What you return should match every record exactly, with the images removed.

++++++++++

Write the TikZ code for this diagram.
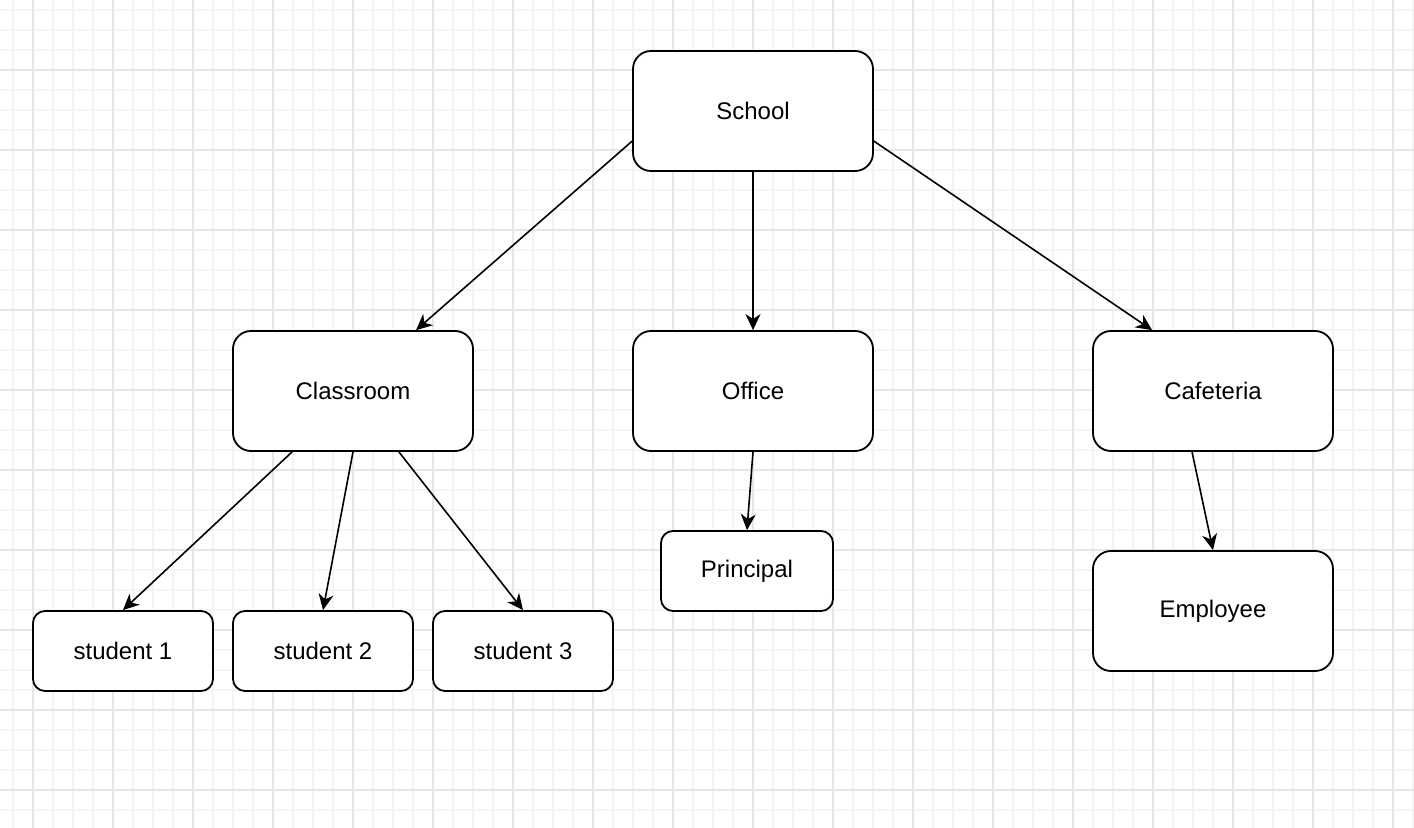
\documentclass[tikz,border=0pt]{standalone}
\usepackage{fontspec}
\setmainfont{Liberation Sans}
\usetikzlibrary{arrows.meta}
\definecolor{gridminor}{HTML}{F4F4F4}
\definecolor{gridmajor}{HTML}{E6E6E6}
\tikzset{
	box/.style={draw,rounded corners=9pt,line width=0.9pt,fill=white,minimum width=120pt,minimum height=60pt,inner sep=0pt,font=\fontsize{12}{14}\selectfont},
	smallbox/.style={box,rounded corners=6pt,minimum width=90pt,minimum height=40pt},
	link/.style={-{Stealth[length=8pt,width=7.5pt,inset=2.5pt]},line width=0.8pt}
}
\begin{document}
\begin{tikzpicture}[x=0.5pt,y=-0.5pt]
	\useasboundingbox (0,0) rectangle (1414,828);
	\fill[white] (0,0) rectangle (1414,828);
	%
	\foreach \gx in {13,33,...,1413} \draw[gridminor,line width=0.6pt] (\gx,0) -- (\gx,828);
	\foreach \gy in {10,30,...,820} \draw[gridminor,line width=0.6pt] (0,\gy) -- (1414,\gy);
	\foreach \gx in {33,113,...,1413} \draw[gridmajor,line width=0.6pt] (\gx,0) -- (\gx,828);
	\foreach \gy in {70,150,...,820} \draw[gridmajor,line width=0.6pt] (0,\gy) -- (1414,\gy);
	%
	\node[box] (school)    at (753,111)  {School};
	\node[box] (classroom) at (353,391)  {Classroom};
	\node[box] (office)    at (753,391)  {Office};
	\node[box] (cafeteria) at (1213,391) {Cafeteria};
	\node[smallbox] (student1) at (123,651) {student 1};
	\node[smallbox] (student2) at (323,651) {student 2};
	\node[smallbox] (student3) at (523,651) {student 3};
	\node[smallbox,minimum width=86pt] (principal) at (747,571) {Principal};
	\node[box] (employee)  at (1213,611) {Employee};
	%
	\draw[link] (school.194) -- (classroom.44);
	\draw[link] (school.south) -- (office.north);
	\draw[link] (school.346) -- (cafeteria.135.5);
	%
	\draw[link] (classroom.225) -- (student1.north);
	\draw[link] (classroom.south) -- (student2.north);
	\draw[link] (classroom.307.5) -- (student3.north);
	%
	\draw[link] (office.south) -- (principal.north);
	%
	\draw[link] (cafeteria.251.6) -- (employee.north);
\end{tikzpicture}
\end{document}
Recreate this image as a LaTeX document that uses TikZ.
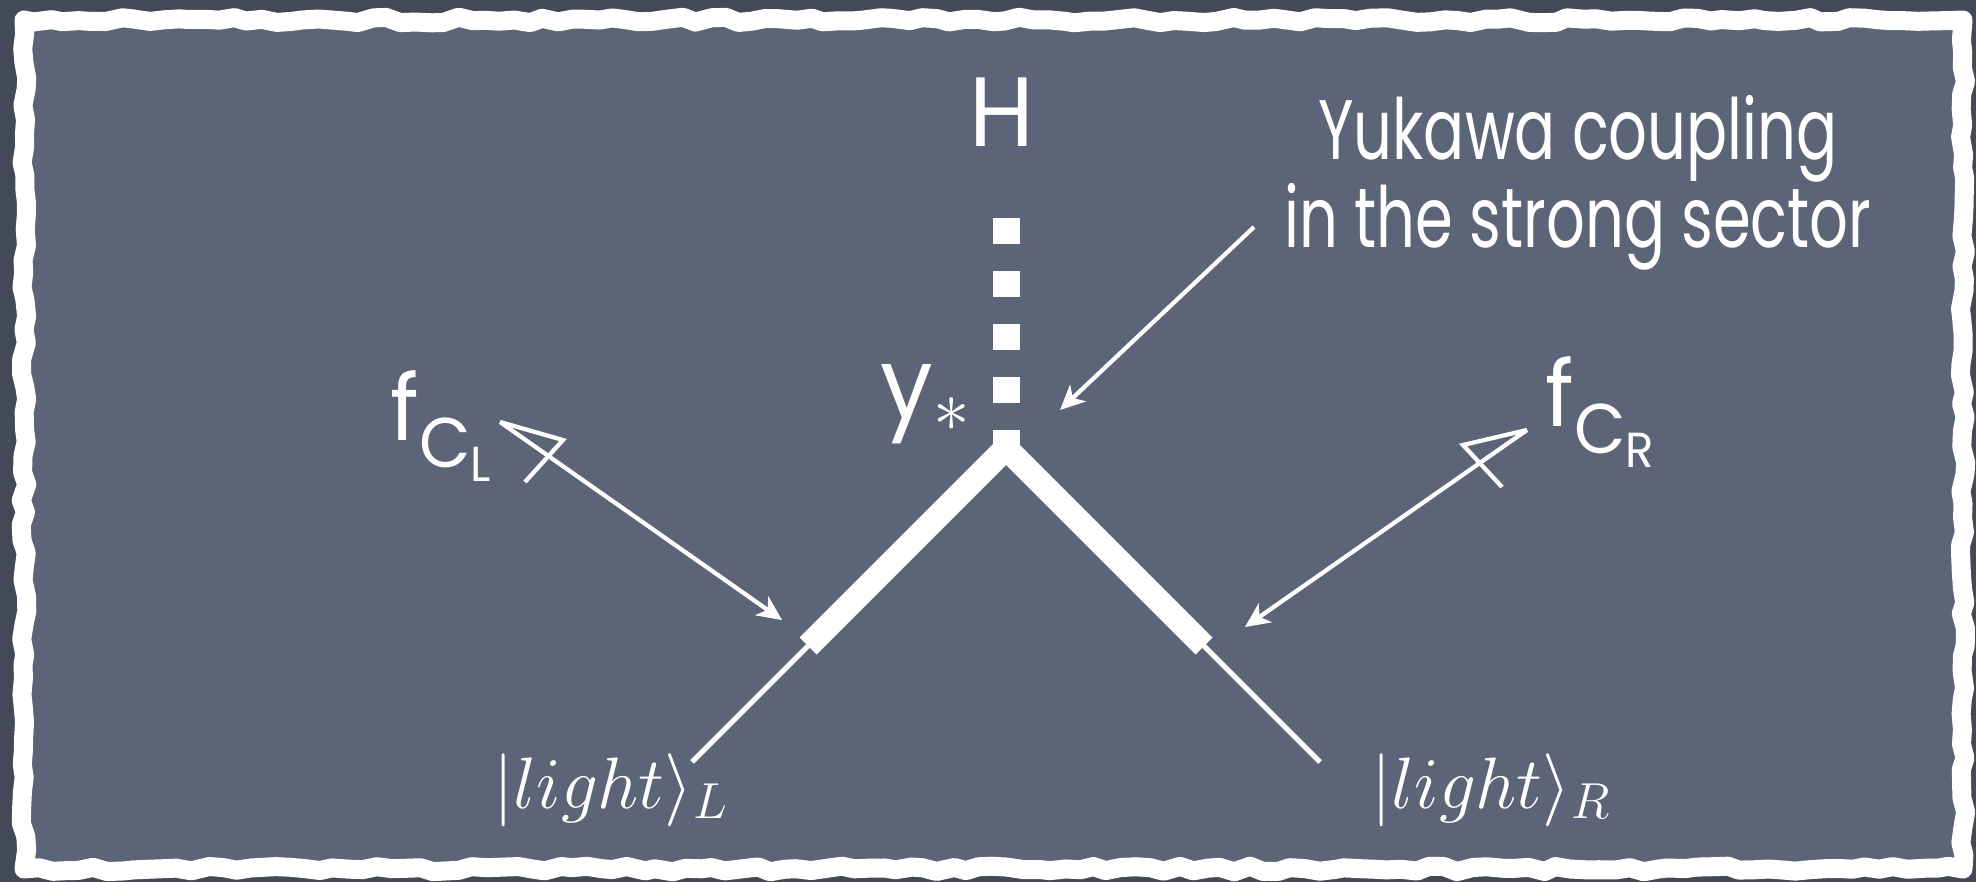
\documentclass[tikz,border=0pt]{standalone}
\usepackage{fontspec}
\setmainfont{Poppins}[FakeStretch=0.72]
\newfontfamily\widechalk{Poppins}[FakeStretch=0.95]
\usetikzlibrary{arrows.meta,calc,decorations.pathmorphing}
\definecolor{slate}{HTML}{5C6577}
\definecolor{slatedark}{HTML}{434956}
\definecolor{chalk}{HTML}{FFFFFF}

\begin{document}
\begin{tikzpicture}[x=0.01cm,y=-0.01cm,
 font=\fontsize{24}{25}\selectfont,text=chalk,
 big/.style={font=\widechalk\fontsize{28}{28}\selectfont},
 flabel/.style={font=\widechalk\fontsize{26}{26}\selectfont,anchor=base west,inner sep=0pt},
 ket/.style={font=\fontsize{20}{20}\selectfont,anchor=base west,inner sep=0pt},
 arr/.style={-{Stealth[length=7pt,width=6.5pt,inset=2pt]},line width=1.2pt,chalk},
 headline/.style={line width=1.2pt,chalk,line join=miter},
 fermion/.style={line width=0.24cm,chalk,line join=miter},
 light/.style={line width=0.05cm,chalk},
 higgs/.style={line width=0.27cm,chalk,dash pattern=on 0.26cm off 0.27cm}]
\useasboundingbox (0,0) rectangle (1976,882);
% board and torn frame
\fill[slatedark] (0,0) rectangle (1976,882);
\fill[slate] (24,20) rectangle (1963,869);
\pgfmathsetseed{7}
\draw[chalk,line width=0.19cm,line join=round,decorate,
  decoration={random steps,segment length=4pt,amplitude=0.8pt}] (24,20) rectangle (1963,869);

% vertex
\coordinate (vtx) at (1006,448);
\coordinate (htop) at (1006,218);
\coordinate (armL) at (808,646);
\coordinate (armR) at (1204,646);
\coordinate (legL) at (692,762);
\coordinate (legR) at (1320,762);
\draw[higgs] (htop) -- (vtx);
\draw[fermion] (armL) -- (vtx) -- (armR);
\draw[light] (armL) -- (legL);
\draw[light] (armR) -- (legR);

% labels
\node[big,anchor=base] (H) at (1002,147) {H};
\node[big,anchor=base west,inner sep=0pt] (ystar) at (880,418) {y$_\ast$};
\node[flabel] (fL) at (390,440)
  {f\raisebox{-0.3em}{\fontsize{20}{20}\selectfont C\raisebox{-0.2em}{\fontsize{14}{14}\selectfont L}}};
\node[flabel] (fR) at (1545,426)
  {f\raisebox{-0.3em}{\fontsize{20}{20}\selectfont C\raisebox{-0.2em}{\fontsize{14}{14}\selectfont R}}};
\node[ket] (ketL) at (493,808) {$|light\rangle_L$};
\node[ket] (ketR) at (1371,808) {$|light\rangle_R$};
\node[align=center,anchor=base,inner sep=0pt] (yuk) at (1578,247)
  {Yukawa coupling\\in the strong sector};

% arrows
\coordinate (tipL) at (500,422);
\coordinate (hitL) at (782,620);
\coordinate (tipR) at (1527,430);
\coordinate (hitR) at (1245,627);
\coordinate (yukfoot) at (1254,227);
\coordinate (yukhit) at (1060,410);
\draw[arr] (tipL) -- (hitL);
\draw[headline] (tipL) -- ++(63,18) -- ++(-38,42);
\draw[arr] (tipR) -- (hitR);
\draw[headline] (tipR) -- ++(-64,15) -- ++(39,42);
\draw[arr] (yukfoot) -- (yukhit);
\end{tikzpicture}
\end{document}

++++++++++

Task output -
Write the TikZ code for this diagram.
\documentclass[tikz,border=0pt]{standalone}
\usepackage{fontspec}
\setmainfont{Liberation Sans}
\usetikzlibrary{arrows.meta}
\definecolor{gridminor}{HTML}{F4F4F4}
\definecolor{gridmajor}{HTML}{E6E6E6}
\tikzset{
	box/.style={draw,rounded corners=9pt,line width=0.9pt,fill=white,minimum width=120pt,minimum height=60pt,inner sep=0pt,font=\fontsize{12}{14}\selectfont},
	smallbox/.style={box,rounded corners=6pt,minimum width=90pt,minimum height=40pt},
	link/.style={-{Stealth[length=8pt,width=7.5pt,inset=2.5pt]},line width=0.8pt}
}
\begin{document}
\begin{tikzpicture}[x=0.5pt,y=-0.5pt]
	\useasboundingbox (0,0) rectangle (1414,828);
	\fill[white] (0,0) rectangle (1414,828);
	%
	\foreach \gx in {13,33,...,1413} \draw[gridminor,line width=0.6pt] (\gx,0) -- (\gx,828);
	\foreach \gy in {10,30,...,820} \draw[gridminor,line width=0.6pt] (0,\gy) -- (1414,\gy);
	\foreach \gx in {33,113,...,1413} \draw[gridmajor,line width=0.6pt] (\gx,0) -- (\gx,828);
	\foreach \gy in {70,150,...,820} \draw[gridmajor,line width=0.6pt] (0,\gy) -- (1414,\gy);
	%
	\node[box] (school)    at (753,111)  {School};
	\node[box] (classroom) at (353,391)  {Classroom};
	\node[box] (office)    at (753,391)  {Office};
	\node[box] (cafeteria) at (1213,391) {Cafeteria};
	\node[smallbox] (student1) at (123,651) {student 1};
	\node[smallbox] (student2) at (323,651) {student 2};
	\node[smallbox] (student3) at (523,651) {student 3};
	\node[smallbox,minimum width=86pt] (principal) at (747,571) {Principal};
	\node[box] (employee)  at (1213,611) {Employee};
	%
	\draw[link] (school.194) -- (classroom.44);
	\draw[link] (school.south) -- (office.north);
	\draw[link] (school.346) -- (cafeteria.135.5);
	%
	\draw[link] (classroom.225) -- (student1.north);
	\draw[link] (classroom.south) -- (student2.north);
	\draw[link] (classroom.307.5) -- (student3.north);
	%
	\draw[link] (office.south) -- (principal.north);
	%
	\draw[link] (cafeteria.251.6) -- (employee.north);
\end{tikzpicture}
\end{document}
Recreate this image as a LaTeX document that uses TikZ.
\documentclass[tikz,border=0pt]{standalone}
\usepackage{fontspec}
\setmainfont{Poppins}[FakeStretch=0.72]
\newfontfamily\widechalk{Poppins}[FakeStretch=0.95]
\usetikzlibrary{arrows.meta,calc,decorations.pathmorphing}
\definecolor{slate}{HTML}{5C6577}
\definecolor{slatedark}{HTML}{434956}
\definecolor{chalk}{HTML}{FFFFFF}

\begin{document}
\begin{tikzpicture}[x=0.01cm,y=-0.01cm,
 font=\fontsize{24}{25}\selectfont,text=chalk,
 big/.style={font=\widechalk\fontsize{28}{28}\selectfont},
 flabel/.style={font=\widechalk\fontsize{26}{26}\selectfont,anchor=base west,inner sep=0pt},
 ket/.style={font=\fontsize{20}{20}\selectfont,anchor=base west,inner sep=0pt},
 arr/.style={-{Stealth[length=7pt,width=6.5pt,inset=2pt]},line width=1.2pt,chalk},
 headline/.style={line width=1.2pt,chalk,line join=miter},
 fermion/.style={line width=0.24cm,chalk,line join=miter},
 light/.style={line width=0.05cm,chalk},
 higgs/.style={line width=0.27cm,chalk,dash pattern=on 0.26cm off 0.27cm}]
\useasboundingbox (0,0) rectangle (1976,882);
% board and torn frame
\fill[slatedark] (0,0) rectangle (1976,882);
\fill[slate] (24,20) rectangle (1963,869);
\pgfmathsetseed{7}
\draw[chalk,line width=0.19cm,line join=round,decorate,
  decoration={random steps,segment length=4pt,amplitude=0.8pt}] (24,20) rectangle (1963,869);

% vertex
\coordinate (vtx) at (1006,448);
\coordinate (htop) at (1006,218);
\coordinate (armL) at (808,646);
\coordinate (armR) at (1204,646);
\coordinate (legL) at (692,762);
\coordinate (legR) at (1320,762);
\draw[higgs] (htop) -- (vtx);
\draw[fermion] (armL) -- (vtx) -- (armR);
\draw[light] (armL) -- (legL);
\draw[light] (armR) -- (legR);

% labels
\node[big,anchor=base] (H) at (1002,147) {H};
\node[big,anchor=base west,inner sep=0pt] (ystar) at (880,418) {y$_\ast$};
\node[flabel] (fL) at (390,440)
  {f\raisebox{-0.3em}{\fontsize{20}{20}\selectfont C\raisebox{-0.2em}{\fontsize{14}{14}\selectfont L}}};
\node[flabel] (fR) at (1545,426)
  {f\raisebox{-0.3em}{\fontsize{20}{20}\selectfont C\raisebox{-0.2em}{\fontsize{14}{14}\selectfont R}}};
\node[ket] (ketL) at (493,808) {$|light\rangle_L$};
\node[ket] (ketR) at (1371,808) {$|light\rangle_R$};
\node[align=center,anchor=base,inner sep=0pt] (yuk) at (1578,247)
  {Yukawa coupling\\in the strong sector};

% arrows
\coordinate (tipL) at (500,422);
\coordinate (hitL) at (782,620);
\coordinate (tipR) at (1527,430);
\coordinate (hitR) at (1245,627);
\coordinate (yukfoot) at (1254,227);
\coordinate (yukhit) at (1060,410);
\draw[arr] (tipL) -- (hitL);
\draw[headline] (tipL) -- ++(63,18) -- ++(-38,42);
\draw[arr] (tipR) -- (hitR);
\draw[headline] (tipR) -- ++(-64,15) -- ++(39,42);
\draw[arr] (yukfoot) -- (yukhit);
\end{tikzpicture}
\end{document}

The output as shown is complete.